→ Task description
Reproduce only the lines of the material below that start at the line containing "Emit a LaTeX" and stop at the line containing "height=287.5pt, fill=greenfill, draw=greendraw]". Keep both end lines.

begin Input

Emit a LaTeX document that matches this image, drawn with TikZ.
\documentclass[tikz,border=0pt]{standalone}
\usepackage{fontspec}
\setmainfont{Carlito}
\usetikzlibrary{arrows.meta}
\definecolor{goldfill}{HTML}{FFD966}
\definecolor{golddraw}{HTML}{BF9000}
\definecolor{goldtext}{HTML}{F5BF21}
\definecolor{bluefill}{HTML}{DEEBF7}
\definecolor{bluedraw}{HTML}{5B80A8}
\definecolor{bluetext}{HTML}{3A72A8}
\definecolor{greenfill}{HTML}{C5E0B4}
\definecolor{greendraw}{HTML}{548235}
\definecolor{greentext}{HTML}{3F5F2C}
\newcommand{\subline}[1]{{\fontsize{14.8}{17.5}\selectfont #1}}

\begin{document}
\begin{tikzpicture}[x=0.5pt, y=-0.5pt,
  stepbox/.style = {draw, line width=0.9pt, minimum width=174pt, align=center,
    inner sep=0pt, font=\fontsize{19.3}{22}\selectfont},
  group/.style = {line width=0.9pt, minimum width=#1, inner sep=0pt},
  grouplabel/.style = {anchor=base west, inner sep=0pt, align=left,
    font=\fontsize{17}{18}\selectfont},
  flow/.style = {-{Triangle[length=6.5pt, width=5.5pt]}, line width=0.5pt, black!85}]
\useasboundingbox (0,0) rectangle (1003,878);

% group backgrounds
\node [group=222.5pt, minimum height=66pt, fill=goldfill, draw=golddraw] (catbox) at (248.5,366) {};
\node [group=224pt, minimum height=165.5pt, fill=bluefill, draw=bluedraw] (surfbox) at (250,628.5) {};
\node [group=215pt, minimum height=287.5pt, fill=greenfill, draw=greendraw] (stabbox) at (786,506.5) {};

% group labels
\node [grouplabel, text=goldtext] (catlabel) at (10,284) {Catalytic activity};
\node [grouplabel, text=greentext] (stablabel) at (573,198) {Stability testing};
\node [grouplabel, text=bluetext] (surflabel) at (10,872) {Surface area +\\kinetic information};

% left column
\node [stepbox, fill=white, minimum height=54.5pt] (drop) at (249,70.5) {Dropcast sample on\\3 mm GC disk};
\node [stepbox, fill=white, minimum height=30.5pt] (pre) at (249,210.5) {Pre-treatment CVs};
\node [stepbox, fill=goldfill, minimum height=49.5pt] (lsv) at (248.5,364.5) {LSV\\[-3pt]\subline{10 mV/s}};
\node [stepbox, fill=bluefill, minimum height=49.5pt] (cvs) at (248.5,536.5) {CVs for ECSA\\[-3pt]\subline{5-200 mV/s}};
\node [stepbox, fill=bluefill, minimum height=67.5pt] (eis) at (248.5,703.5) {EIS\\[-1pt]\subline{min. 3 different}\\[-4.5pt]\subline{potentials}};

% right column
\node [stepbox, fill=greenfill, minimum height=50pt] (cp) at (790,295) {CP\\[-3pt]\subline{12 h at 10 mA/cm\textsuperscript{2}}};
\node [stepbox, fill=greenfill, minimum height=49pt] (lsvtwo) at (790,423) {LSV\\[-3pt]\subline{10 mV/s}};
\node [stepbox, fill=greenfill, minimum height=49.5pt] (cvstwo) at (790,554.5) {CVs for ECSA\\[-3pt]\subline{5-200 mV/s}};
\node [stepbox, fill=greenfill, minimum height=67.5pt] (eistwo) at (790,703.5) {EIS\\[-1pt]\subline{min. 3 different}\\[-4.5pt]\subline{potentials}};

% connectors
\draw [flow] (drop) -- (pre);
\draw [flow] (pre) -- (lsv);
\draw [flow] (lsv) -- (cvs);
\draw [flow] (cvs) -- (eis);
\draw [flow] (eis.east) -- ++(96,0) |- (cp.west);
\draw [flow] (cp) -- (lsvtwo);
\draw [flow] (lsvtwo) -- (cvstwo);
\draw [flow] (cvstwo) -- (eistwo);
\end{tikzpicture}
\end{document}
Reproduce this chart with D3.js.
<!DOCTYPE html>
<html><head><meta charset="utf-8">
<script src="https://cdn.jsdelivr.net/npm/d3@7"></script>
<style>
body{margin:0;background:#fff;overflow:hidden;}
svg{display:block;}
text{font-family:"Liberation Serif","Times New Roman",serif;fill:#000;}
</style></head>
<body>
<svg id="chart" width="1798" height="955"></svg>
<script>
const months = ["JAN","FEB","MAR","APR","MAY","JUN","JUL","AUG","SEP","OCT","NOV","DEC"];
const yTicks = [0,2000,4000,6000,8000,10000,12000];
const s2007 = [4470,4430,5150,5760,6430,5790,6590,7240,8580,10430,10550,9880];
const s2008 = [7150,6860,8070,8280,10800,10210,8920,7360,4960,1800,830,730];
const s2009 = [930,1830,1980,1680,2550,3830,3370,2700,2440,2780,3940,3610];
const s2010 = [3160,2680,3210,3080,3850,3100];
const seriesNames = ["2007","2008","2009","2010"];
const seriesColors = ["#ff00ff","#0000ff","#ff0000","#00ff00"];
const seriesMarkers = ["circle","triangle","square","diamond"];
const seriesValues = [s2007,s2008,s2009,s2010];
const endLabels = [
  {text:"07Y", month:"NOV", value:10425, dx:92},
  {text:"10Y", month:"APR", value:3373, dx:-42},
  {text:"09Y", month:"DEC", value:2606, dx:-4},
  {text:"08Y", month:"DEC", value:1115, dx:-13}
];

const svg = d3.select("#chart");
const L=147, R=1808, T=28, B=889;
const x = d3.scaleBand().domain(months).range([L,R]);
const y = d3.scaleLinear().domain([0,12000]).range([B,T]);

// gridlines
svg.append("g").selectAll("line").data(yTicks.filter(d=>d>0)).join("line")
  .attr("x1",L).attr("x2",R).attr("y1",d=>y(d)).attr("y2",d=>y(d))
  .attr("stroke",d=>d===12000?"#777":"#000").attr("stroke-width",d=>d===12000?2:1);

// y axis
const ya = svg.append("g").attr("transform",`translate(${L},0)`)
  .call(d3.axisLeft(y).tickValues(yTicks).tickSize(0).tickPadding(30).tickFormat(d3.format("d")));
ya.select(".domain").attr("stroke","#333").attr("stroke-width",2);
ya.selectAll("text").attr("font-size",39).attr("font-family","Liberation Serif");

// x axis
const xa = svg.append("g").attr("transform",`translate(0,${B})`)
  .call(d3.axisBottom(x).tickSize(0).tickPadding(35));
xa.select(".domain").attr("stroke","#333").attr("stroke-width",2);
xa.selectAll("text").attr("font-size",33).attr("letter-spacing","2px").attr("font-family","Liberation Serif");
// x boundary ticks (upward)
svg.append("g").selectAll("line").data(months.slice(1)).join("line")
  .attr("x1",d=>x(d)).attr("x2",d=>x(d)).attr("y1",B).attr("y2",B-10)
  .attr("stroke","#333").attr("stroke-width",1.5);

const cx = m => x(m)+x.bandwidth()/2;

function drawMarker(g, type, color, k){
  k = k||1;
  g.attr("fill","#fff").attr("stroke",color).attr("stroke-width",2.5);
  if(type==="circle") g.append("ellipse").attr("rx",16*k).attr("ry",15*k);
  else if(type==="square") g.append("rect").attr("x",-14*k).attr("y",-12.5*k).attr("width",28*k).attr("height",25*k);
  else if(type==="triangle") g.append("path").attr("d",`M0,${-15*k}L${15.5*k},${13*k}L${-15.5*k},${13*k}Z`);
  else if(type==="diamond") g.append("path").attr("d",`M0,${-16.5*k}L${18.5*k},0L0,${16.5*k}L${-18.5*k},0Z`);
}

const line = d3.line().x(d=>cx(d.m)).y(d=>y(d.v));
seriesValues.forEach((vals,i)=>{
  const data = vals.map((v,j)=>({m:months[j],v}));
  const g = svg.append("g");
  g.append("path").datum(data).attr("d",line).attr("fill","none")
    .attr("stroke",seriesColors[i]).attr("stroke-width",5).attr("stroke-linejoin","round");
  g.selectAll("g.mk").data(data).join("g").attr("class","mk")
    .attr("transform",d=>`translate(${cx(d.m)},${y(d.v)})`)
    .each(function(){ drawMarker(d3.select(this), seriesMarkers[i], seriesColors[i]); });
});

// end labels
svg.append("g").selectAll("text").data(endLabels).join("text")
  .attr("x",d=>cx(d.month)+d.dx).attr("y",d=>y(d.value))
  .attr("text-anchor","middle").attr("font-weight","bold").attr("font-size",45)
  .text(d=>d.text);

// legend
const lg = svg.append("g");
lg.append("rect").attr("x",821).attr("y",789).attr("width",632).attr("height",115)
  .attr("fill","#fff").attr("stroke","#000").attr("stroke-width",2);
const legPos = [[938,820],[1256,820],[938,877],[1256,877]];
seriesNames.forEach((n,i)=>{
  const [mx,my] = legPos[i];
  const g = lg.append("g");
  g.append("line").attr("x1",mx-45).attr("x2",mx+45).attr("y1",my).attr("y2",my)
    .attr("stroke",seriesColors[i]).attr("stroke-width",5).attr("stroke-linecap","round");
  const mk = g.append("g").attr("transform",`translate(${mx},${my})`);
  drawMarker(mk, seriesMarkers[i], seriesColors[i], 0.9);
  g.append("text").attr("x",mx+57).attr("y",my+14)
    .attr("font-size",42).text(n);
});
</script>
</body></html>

end Input
begin Input

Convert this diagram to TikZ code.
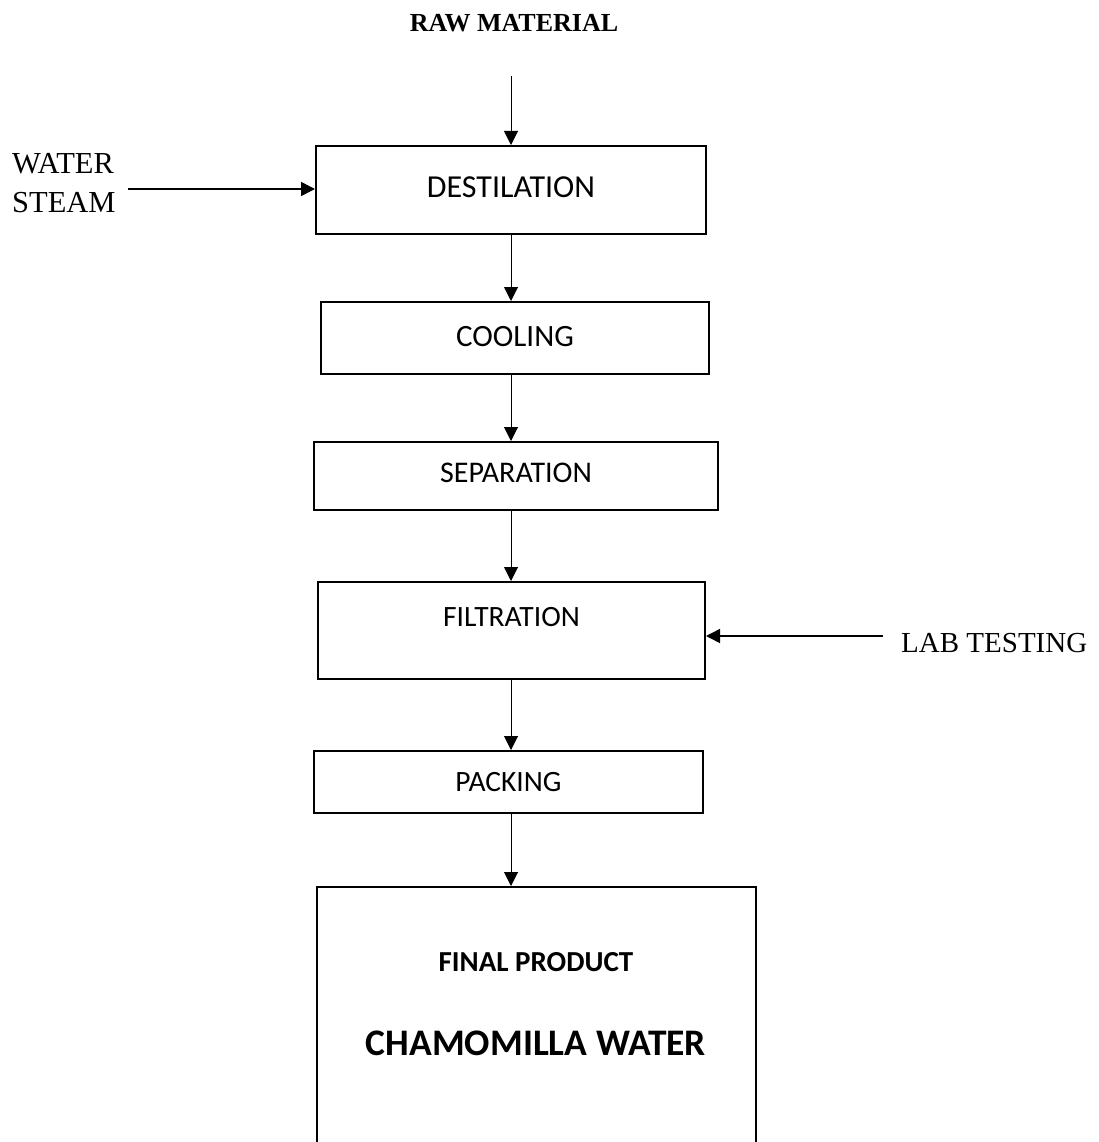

end Input
begin Input

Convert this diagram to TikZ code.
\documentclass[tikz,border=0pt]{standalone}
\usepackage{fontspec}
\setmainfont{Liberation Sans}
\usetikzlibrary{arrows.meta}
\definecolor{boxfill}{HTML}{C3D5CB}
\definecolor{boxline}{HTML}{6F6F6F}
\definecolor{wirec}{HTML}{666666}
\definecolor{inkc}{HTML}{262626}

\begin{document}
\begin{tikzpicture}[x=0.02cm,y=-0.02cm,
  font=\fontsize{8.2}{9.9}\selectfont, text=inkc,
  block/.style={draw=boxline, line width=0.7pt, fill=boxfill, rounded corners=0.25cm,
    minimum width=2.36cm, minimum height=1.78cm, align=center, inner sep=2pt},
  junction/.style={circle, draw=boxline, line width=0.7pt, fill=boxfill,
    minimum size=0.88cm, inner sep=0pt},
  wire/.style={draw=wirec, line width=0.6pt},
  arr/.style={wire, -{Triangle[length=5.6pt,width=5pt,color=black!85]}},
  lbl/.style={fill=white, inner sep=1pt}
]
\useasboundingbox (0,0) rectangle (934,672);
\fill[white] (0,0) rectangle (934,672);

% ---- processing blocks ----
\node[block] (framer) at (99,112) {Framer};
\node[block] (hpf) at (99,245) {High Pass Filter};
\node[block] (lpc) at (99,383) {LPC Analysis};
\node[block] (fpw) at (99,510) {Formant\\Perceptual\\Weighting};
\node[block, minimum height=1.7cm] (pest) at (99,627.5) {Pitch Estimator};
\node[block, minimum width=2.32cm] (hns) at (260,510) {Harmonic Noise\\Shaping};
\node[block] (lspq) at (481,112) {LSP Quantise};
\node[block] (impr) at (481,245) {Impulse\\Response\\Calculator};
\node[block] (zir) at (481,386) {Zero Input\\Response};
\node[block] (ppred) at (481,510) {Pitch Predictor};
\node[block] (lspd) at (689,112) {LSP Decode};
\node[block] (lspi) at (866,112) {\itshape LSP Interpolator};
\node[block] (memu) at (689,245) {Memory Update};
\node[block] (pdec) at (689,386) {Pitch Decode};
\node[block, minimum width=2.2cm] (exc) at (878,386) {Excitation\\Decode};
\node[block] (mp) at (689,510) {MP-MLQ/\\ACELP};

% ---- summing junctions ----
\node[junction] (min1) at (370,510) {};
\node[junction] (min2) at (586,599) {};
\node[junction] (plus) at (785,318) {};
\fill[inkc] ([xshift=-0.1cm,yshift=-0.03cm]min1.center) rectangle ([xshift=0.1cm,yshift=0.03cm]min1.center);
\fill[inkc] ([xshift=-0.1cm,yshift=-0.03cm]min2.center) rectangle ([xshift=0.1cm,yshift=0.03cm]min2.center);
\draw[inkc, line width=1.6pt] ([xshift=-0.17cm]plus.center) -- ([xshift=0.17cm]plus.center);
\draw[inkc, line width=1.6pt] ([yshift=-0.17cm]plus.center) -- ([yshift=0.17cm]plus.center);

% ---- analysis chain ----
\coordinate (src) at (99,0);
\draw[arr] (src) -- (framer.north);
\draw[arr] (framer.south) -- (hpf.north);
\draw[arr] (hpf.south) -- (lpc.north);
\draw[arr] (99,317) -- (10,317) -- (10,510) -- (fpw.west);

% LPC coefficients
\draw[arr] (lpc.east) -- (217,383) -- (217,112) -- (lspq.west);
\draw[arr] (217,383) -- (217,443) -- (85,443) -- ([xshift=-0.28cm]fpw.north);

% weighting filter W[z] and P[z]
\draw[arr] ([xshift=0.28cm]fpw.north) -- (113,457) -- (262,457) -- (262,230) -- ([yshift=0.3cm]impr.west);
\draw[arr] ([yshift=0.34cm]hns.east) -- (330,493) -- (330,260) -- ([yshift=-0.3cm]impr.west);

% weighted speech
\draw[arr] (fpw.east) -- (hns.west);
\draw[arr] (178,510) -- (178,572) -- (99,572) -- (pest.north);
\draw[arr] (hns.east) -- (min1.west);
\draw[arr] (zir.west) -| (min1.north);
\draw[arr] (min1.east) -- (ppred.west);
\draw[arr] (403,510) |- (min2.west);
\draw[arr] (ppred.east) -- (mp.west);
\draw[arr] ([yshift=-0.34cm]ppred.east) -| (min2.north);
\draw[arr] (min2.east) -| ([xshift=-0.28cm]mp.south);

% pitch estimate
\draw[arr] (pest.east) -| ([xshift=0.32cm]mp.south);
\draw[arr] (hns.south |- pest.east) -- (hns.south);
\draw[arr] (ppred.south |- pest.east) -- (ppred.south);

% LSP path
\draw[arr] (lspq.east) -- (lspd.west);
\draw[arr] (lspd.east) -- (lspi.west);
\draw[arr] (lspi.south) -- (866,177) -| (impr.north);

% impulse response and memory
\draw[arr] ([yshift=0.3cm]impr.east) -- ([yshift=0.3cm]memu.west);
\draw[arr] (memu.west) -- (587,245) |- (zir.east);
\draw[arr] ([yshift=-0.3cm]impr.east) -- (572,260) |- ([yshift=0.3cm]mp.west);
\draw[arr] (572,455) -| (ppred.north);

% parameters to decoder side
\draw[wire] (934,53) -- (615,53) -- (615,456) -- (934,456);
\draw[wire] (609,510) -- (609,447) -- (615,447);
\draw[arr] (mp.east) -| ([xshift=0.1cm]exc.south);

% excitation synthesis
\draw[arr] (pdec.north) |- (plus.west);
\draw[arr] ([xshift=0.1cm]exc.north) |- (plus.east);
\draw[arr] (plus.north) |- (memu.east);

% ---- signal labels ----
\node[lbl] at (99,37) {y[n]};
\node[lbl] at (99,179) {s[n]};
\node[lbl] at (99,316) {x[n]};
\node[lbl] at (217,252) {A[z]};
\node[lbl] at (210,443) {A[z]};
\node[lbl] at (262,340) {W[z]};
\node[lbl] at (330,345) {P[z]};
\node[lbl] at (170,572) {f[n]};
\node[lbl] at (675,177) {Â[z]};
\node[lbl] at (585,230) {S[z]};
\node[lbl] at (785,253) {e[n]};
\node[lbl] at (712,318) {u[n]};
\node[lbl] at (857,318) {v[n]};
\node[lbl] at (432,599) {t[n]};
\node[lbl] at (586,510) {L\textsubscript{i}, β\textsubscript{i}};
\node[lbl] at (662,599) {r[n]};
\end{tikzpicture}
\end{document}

end Input

→ Response below
Emit a LaTeX document that matches this image, drawn with TikZ.
\documentclass[tikz,border=0pt]{standalone}
\usepackage{fontspec}
\setmainfont{Carlito}
\usetikzlibrary{arrows.meta}
\definecolor{goldfill}{HTML}{FFD966}
\definecolor{golddraw}{HTML}{BF9000}
\definecolor{goldtext}{HTML}{F5BF21}
\definecolor{bluefill}{HTML}{DEEBF7}
\definecolor{bluedraw}{HTML}{5B80A8}
\definecolor{bluetext}{HTML}{3A72A8}
\definecolor{greenfill}{HTML}{C5E0B4}
\definecolor{greendraw}{HTML}{548235}
\definecolor{greentext}{HTML}{3F5F2C}
\newcommand{\subline}[1]{{\fontsize{14.8}{17.5}\selectfont #1}}

\begin{document}
\begin{tikzpicture}[x=0.5pt, y=-0.5pt,
  stepbox/.style = {draw, line width=0.9pt, minimum width=174pt, align=center,
    inner sep=0pt, font=\fontsize{19.3}{22}\selectfont},
  group/.style = {line width=0.9pt, minimum width=#1, inner sep=0pt},
  grouplabel/.style = {anchor=base west, inner sep=0pt, align=left,
    font=\fontsize{17}{18}\selectfont},
  flow/.style = {-{Triangle[length=6.5pt, width=5.5pt]}, line width=0.5pt, black!85}]
\useasboundingbox (0,0) rectangle (1003,878);

% group backgrounds
\node [group=222.5pt, minimum height=66pt, fill=goldfill, draw=golddraw] (catbox) at (248.5,366) {};
\node [group=224pt, minimum height=165.5pt, fill=bluefill, draw=bluedraw] (surfbox) at (250,628.5) {};
\node [group=215pt, minimum height=287.5pt, fill=greenfill, draw=greendraw] (stabbox) at (786,506.5) {};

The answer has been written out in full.